Running dms_diffselection will cause some descriptive output to be printed to standard output.

In addition, two files with the prefix outprefix are created (these files are overwritten if they already exist). These files are:

  • The *mutdiffsel.txt file gives the \(s_{r,x}\) values in a CSV file. These are sorted by \(s_{r,x}\) value. The site number and wildtype character are also indicated. Here are the first few lines of an example file:

    site,wt,mut,diffsel
    156,G,S,7.15912988065
    146,N,D,6.85510232461
    157,K,S,6.78492241017
    159,S,D,6.61445818152
    153,S,K,6.55644791926
    153,S,I,6.45786904581
    158,S,A,6.31170638356
    

    In these files, the entry for \(x\) equal to the wildtype character is always NaN (not a number). So for instance, given the data above, we would also have entries like:

    156,G,G,NaN
    146,N,N,NaN
    

    In addition, if --mincounts is set to something other than zero, then there may be mutations for which an \(s_{r,x}\) value cannot be computed. In that case, that value is also reported as NaN (not a number) in this output file.

  • *sitediffsel.txt file summarizes total differential selection on each site. It provides three summary statistics:

    • abs_diffsel is the sum of the absolute values of the selection on all mutations at the site, and so is a measure of the total selection at this site. It is computed as \(\sum_x \left|s_{r,x}\right|\).
    • positive_diffsel is a sum of the values of positively selected mutations at a site, and so is a measure of the total selection for favorable mutations at this site. It is computed as \(\sum_x \max\left(0, s_{r,x}\right)\).
    • negative_diffsel is a sum of the values of negatively selected mutations at a site, and so is a measure of the total selection against mutations at this site. It is computed as \(\sum_x \min\left(0, s_{r,x}\right)\).

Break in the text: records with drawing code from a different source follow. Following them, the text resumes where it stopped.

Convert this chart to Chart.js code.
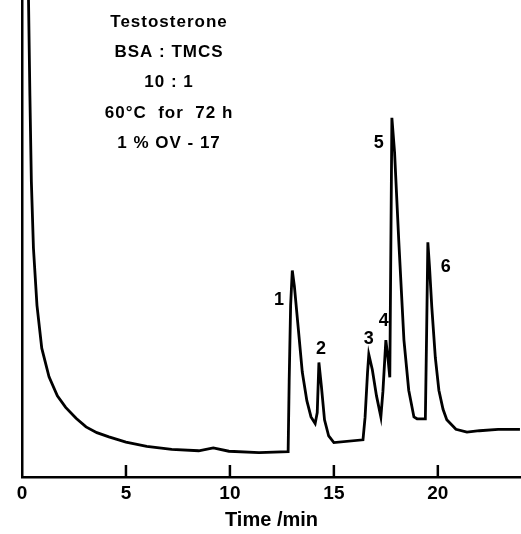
<!DOCTYPE html>
<html>
<head>
<meta charset="utf-8">
<script src="https://cdn.jsdelivr.net/npm/chart.js@4/dist/chart.umd.min.js"></script>
<style>
  html, body { margin: 0; padding: 0; background: #fff; }
  #wrap { width: 521px; height: 534px; }
</style>
</head>
<body>
<div id="wrap"><canvas id="gc"></canvas></div>
<script>
// retention time (min) and detector signal (arbitrary units, 0-100)
const times = [0.3, 0.38, 0.45, 0.55, 0.72, 0.95, 1.3, 1.7, 2.1, 2.6, 3.08, 3.6, 4.18, 5.0, 6.0, 7.2, 8.5, 9.2, 9.95, 11.4, 12.8,
  12.85, 12.92, 13.0, 13.1, 13.28, 13.48, 13.7, 13.9, 14.1, 14.2, 14.28, 14.4, 14.55, 14.75, 15.0, 16.4,
  16.5, 16.62, 16.68, 16.85, 17.05, 17.26, 17.36, 17.5, 17.6, 17.69, 17.79, 17.92, 18.12, 18.37, 18.6, 18.85, 19.0,
  19.4, 19.46, 19.52, 19.6, 19.71, 19.88, 20.05, 20.25, 20.43, 20.87, 21.4, 22.0, 22.9, 23.95];
const signal = [104, 80, 62, 48, 36, 27, 21, 17, 14.6, 12.3, 10.5, 9.3, 8.4, 7.3, 6.4, 5.8, 5.5, 6.1, 5.4, 5.1, 5.3,
  20, 36, 43.3, 40, 31.5, 22, 16, 12.6, 11.2, 13.5, 24, 19, 12, 8.6, 7.2, 7.8,
  12.5, 22, 25.7, 22.5, 17, 12.6, 18, 28.7, 25, 20.9, 75.3, 68, 49.6, 28.7, 18.2, 12.6, 12.2,
  12.2, 30, 49.2, 44, 35.6, 25, 18.2, 14.2, 12, 10, 9.4, 9.7, 10, 10];

const xTicks = [0, 5, 10, 15, 20];

const peakNames = ['1', '2', '3', '4', '5', '6'];
const peakLabelT = [12.36, 14.38, 16.68, 17.4, 17.16, 20.38];
const peakLabelV = [37.2, 26.8, 28.9, 32.6, 70.1, 44.1];

const noteLines = ['Testosterone', 'BSA : TMCS', '10 : 1', '60°C  for  72 h', '1 % OV - 17'];

const FONT = '"Liberation Sans", Arial, sans-serif';

const extras = {
  id: 'extras',
  afterDraw(chart) {
    const c = chart.ctx;
    const xs = chart.scales.x, ys = chart.scales.y;
    const area = chart.chartArea;
    c.save();
    // tick marks point up into the plot
    c.strokeStyle = '#000';
    c.lineWidth = 2.5;
    xTicks.forEach(t => {
      if (t === 0) return;
      const px = xs.getPixelForValue(t);
      c.beginPath();
      c.moveTo(px, area.bottom);
      c.lineTo(px, area.bottom - 12);
      c.stroke();
    });
    // peak numbers
    c.fillStyle = '#000';
    c.textAlign = 'center';
    c.textBaseline = 'middle';
    c.font = 'bold 18px ' + FONT;
    peakNames.forEach((n, i) => {
      c.fillText(n, xs.getPixelForValue(peakLabelT[i]), ys.getPixelForValue(peakLabelV[i]));
    });
    // conditions note
    c.font = 'bold 17px ' + FONT;
    c.letterSpacing = '1px';
    noteLines.forEach((s, i) => {
      c.fillText(s, 169, 22 + i * 30.4);
    });
    c.restore();
  }
};

new Chart(document.getElementById('gc'), {
  type: 'line',
  data: {
    datasets: [{
      data: times.map((t, i) => ({ x: t, y: signal[i] })),
      borderColor: '#000',
      borderWidth: 2.8,
      pointRadius: 0,
      tension: 0,
      fill: false
    }]
  },
  options: {
    responsive: true,
    maintainAspectRatio: false,
    animation: false,
    layout: { padding: 0 },
    plugins: { legend: { display: false }, tooltip: { enabled: false } },
    scales: {
      x: {
        type: 'linear',
        min: 0,
        max: 24,
        afterBuildTicks: s => { s.ticks = xTicks.map(v => ({ value: v })); },
        afterFit: s => { s.height = 57; },
        grid: { display: false },
        border: { display: true, color: '#000', width: 2.5 },
        ticks: {
          color: '#000',
          padding: -3,
          font: { family: FONT, size: 19, weight: 'bold' },
          maxRotation: 0
        },
        title: {
          display: true,
          text: 'Time /min',
          color: '#000',
          padding: { top: 2, bottom: 2 },
          font: { family: FONT, size: 20, weight: 'bold' }
        }
      },
      y: {
        min: 0,
        max: 100,
        afterFit: s => { s.width = 22; },
        grid: { display: false },
        border: { display: true, color: '#000', width: 2.5 },
        ticks: { display: false }
      }
    }
  },
  plugins: [extras]
});
</script>
</body>
</html>
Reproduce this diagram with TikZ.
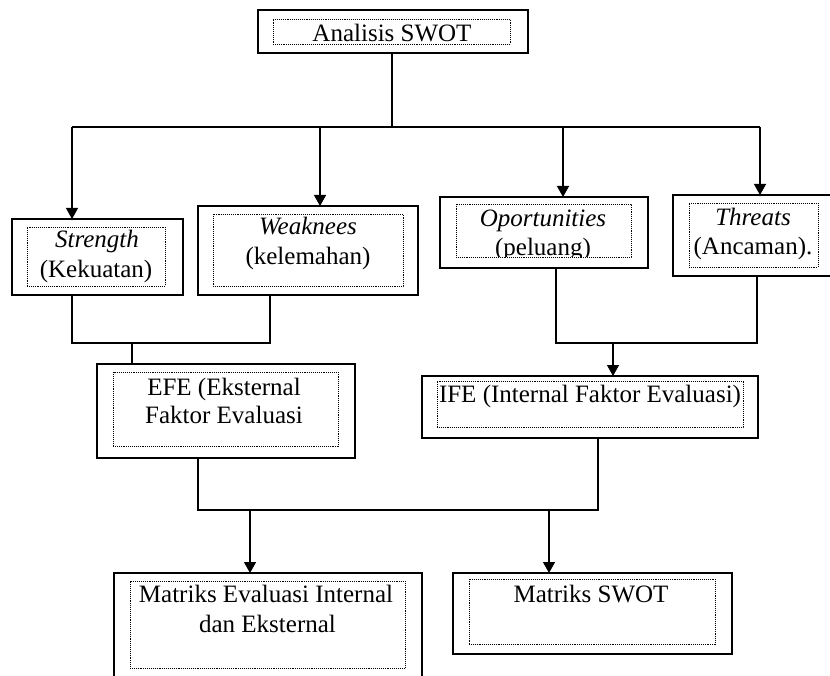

    The file gives all three of these quantities for each site, sorted by abs_diffsel. Here are the first few lines of an example file:

    site,abs_diffsel,positive_diffsel,negative_diffsel
    157,92.5132004464,92.5132004464,0.0
    153,85.7023127899,84.7159706476,-0.986342142299
    136,56.4005369298,56.3664732104,-0.0340637194023
    158,56.3773123754,56.3773123754,0.0
    156,56.0690809464,56.0690809464,0.0
    175,31.899455678,3.79784216691,-28.1016135111
    

    Note that if --mincounts is not 0, then some of the \(s_{r,x}\) values may be NaN (not a number). In that case, any characters \(x\) that do not have a value for the \(s_{r,x}\) value do not contribute to the sums used to define abs_diffsel, positive_diffsel, and negative_diffsel above (in other words, they are counted as if the differential selection for character \(x\) is 0). If all characters have a differential selection of NaN, then the three summed values shown in this output file are NaN as well.

These output files are in a form where they can directly read into pandas data frames via that package’s read_csv function.

You can visualize the *mutdiffsel.txt files with dms_logoplot.